Krejcir wants O’Sullivan’s phone records

Forensic consultant Paul O'Sullivan, centre, looks on as Czech fugitive Radovan Krejcir, left, sits in the dock. Picture: Refilwe Modise

It is forensic consultant Paul O’Sullivan’s and Colonel Nkosana “Killer” Ximba’s own fault they allowed cellular network companies to collect their data without their permission.

That is one of the submissions which will be made in the High Court, Johannesburg division, sitting in Palm Ridge south of Johannesburg, on Thursday.

The June application to access O’Sullivan’s and Ximba’s cell phone records was made by the defence team of Czech fugitive Radovan Krejcir, Sandton businessman Desai Luphondo, former East Rand Organised Crime Unit warrant officers Samuel “Saddam” Maropeng, George Nthoroane and Jan Mofokeng, and Siboniso Miya.

The six are on trial for kidnapping, attempted murder, and dealing in drugs.

Hidden somewhere in an office of the High Court, O’Sullivan and Ximba’s phone records have been gathering dust after a successful interdict by the two to prevent their cellphone records falling into Krejcir’s hands.

The records of the two were handed over by network providers MTN and Vodacom after being subpoenaed to do so by Krejcir’s defense team.

Krejcir is also arguing the accused’s rights to a fair trial overshadows any right to privacy and that by not indicting MTN and Vodacom, the application to block the handover of information failed.

O’Sullivan is not having any of it, saying in papers filed in the High Court the information sought by Krejcir was ‘extremely personal and private and potentially life threatening…’.

Picture: Thinkstock

Picture: Thinkstock

How protected are you?

All companies are required to keep and handover records of users when subpoenaed by a court.

According to MTN’s privacy policy – as part of its agreement with you – the company may use your personal information.

Nor can you prevent it, as stated: ‘You must, at all times, abide by the terms and conditions of Privacy Policy and any agreement of MTN product and services’.

Personal information is ‘information which identifies you as an individual, such as your first and last name, your ID number, your phone number, credit vetting and payment information, your preferences and opinions’

It includes your ‘race, gender, sex, pregnancy, marital status, national, ethnic or social origin, colour, sexual orientation, age, physical or mental health, well-being, disability, religion, conscience, belief, culture, language and birth of that person’ and much more.

When you sign your MTN contract, it is also allowed to share all the data it has mined from with its third party companies.

Picture Thinkstock

Picture Thinkstock

Vodacom’s policy is less forbidding and perhaps more vague.

It does state it will monitoring and record your calls, e-mails or SMS’s ‘for business purposes to the extent permitted by law, such as for example quality control, detecting fraud and training for the purposes of marketing and improving the Services’.

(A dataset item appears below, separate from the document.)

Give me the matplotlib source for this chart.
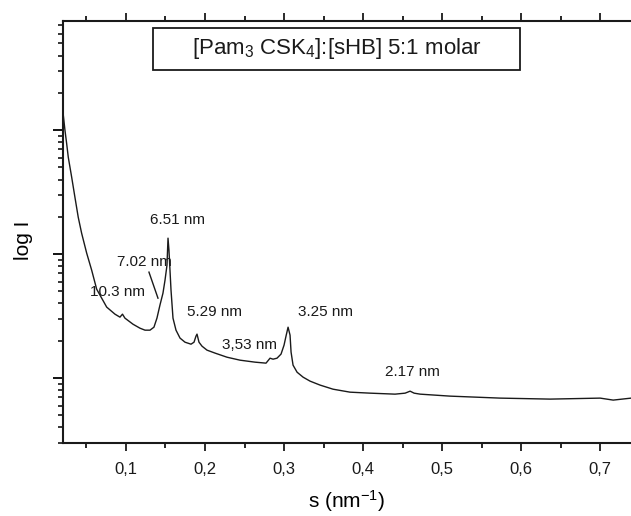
import numpy as np
import matplotlib
matplotlib.use("Agg")
import matplotlib.pyplot as plt
from matplotlib.ticker import MultipleLocator, FuncFormatter, LogLocator, NullFormatter
from matplotlib.patches import Rectangle

plt.rcParams['font.family'] = ['Liberation Sans', 'DejaVu Sans']
plt.rcParams['mathtext.fontset'] = 'custom'
plt.rcParams['mathtext.rm'] = 'Liberation Sans'
plt.rcParams['mathtext.it'] = 'Liberation Sans:italic'
plt.rcParams['mathtext.default'] = 'regular'

# scattering curve (s in nm^-1, log10 of intensity)
s = [0.0203, 0.0228, 0.0249, 0.0270, 0.0313, 0.0354, 0.0396, 0.0439, 0.0503,
     0.0566, 0.0629, 0.0756, 0.0861, 0.0924, 0.0956, 0.0987, 0.1089, 0.1177,
     0.1241, 0.1304, 0.1354, 0.1392, 0.1430, 0.1468, 0.1494, 0.1519, 0.1532,
     0.1544, 0.1570, 0.1595, 0.1633, 0.1684, 0.1747, 0.1823, 0.1861, 0.1886,
     0.1899, 0.1924, 0.1962, 0.2025, 0.2127, 0.2278, 0.2443, 0.2633, 0.2772,
     0.2823, 0.2861, 0.2911, 0.2962, 0.3000, 0.3025, 0.3051, 0.3076, 0.3089,
     0.3114, 0.3165, 0.3241, 0.3329, 0.3456, 0.3620, 0.3835, 0.4089, 0.4405,
     0.4532, 0.4595, 0.4646, 0.4722, 0.5101, 0.5734, 0.6367, 0.7000, 0.7165,
     0.7278, 0.7392]
log_i = [2.145, 2.000, 1.895, 1.782, 1.621, 1.460, 1.298, 1.169, 1.008,
         0.871, 0.718, 0.573, 0.516, 0.492, 0.516, 0.484, 0.435, 0.403,
         0.387, 0.387, 0.411, 0.484, 0.589, 0.685, 0.790, 0.911, 1.129,
         1.032, 0.710, 0.484, 0.387, 0.323, 0.290, 0.274, 0.290, 0.339,
         0.355, 0.290, 0.258, 0.226, 0.202, 0.169, 0.145, 0.129, 0.121,
         0.161, 0.153, 0.161, 0.194, 0.266, 0.339, 0.411, 0.347, 0.210,
         0.105, 0.048, 0.008, -0.024, -0.056, -0.089, -0.113, -0.121, -0.129,
         -0.121, -0.105, -0.121, -0.129, -0.145, -0.161, -0.169, -0.161, -0.177,
         -0.169, -0.161]

# peak labels: text, s position, intensity position
peak_labels = ["6.51 nm", "7.02 nm", "10.3 nm", "5.29 nm", "3,53 nm", "3.25 nm", "2.17 nm"]
label_s = [0.1646, 0.1228, 0.0899, 0.2114, 0.2557, 0.3519, 0.4620]
label_i = [18.8, 8.6, 4.94, 3.41, 1.85, 3.41, 1.12]

x_ticks = [0.1, 0.2, 0.3, 0.4, 0.5, 0.6, 0.7]

intensity = 10 ** np.array(log_i)

fig = plt.figure(figsize=(6.31, 5.16), dpi=100)
ax = fig.add_axes([0.0998, 0.1415, 0.9002, 0.8175])

ax.plot(s, intensity, color='#1a1a1a', lw=1.0)
ax.set_yscale('log')
ax.set_xlim(0.0203, 0.739)
ax.set_ylim(0.30, 757)

ax.set_xticks(x_ticks)
ax.xaxis.set_minor_locator(MultipleLocator(0.05))
ax.xaxis.set_major_formatter(FuncFormatter(lambda v, p: f"{v:.1f}".replace('.', ',')))
ax.yaxis.set_major_locator(LogLocator(base=10, numticks=10))
ax.yaxis.set_minor_locator(LogLocator(base=10, subs=np.arange(2, 10), numticks=20))
ax.yaxis.set_major_formatter(NullFormatter())
ax.yaxis.set_minor_formatter(NullFormatter())

ax.spines['right'].set_visible(False)
for side in ['left', 'bottom', 'top']:
    ax.spines[side].set_linewidth(1.5)
    ax.spines[side].set_color('#1a1a1a')

ax.tick_params(axis='x', which='major', direction='out', top=True, length=6, width=1.3,
               labelsize=12, pad=8, colors='#1a1a1a')
ax.tick_params(axis='x', which='minor', direction='out', top=True, length=3.5, width=1.2)
ax.tick_params(axis='y', which='major', direction='out', right=False, length=7, width=1.3)
ax.tick_params(axis='y', which='minor', direction='out', right=False, length=3.5, width=1.1)

ax.set_xlabel('s (nm$^{-1}$)', fontsize=15, labelpad=8)
ax.set_ylabel('log I', fontsize=15)
ax.yaxis.set_label_coords(-0.052, 0.48)

for txt, xs, yi in zip(peak_labels, label_s, label_i):
    ax.text(xs, yi, txt, fontsize=11, ha='center', va='center', color='#1a1a1a')

# leader line from the 7.02 nm label to the shoulder
ax.plot([0.1291, 0.1405], [10 ** 0.855, 10 ** 0.645], color='#1a1a1a', lw=1.0)

ax.add_patch(Rectangle((0.1585, 0.884), 0.646, 0.0995, transform=ax.transAxes,
                       fill=False, edgecolor='#1a1a1a', lw=1.3))
ax.text(0.4815, 0.934, '[Pam$_3$ CSK$_4$]:[sHB] 5:1 molar', transform=ax.transAxes,
        fontsize=16, ha='center', va='center', color='#1a1a1a')

fig.savefig('out.png', dpi=100)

However, its website goes on to assure you that in these situations ‘we will not disclose information that could be used to personally identify you’.

Cell C’s privacy policy was harder to track down.

Hidden under a “throwdown” link not visible on its homepage, a Google search was required to find the very short policy that basically states Cell C ‘may collect, maintain, save, compile, share, disclose and sell any information collected from users’ subject of course to certain provisions.

These include not disclosing personal information without your consent unless through a due legal process. It also states it can ‘compile, use and share any information that does not relate to any specific individual’.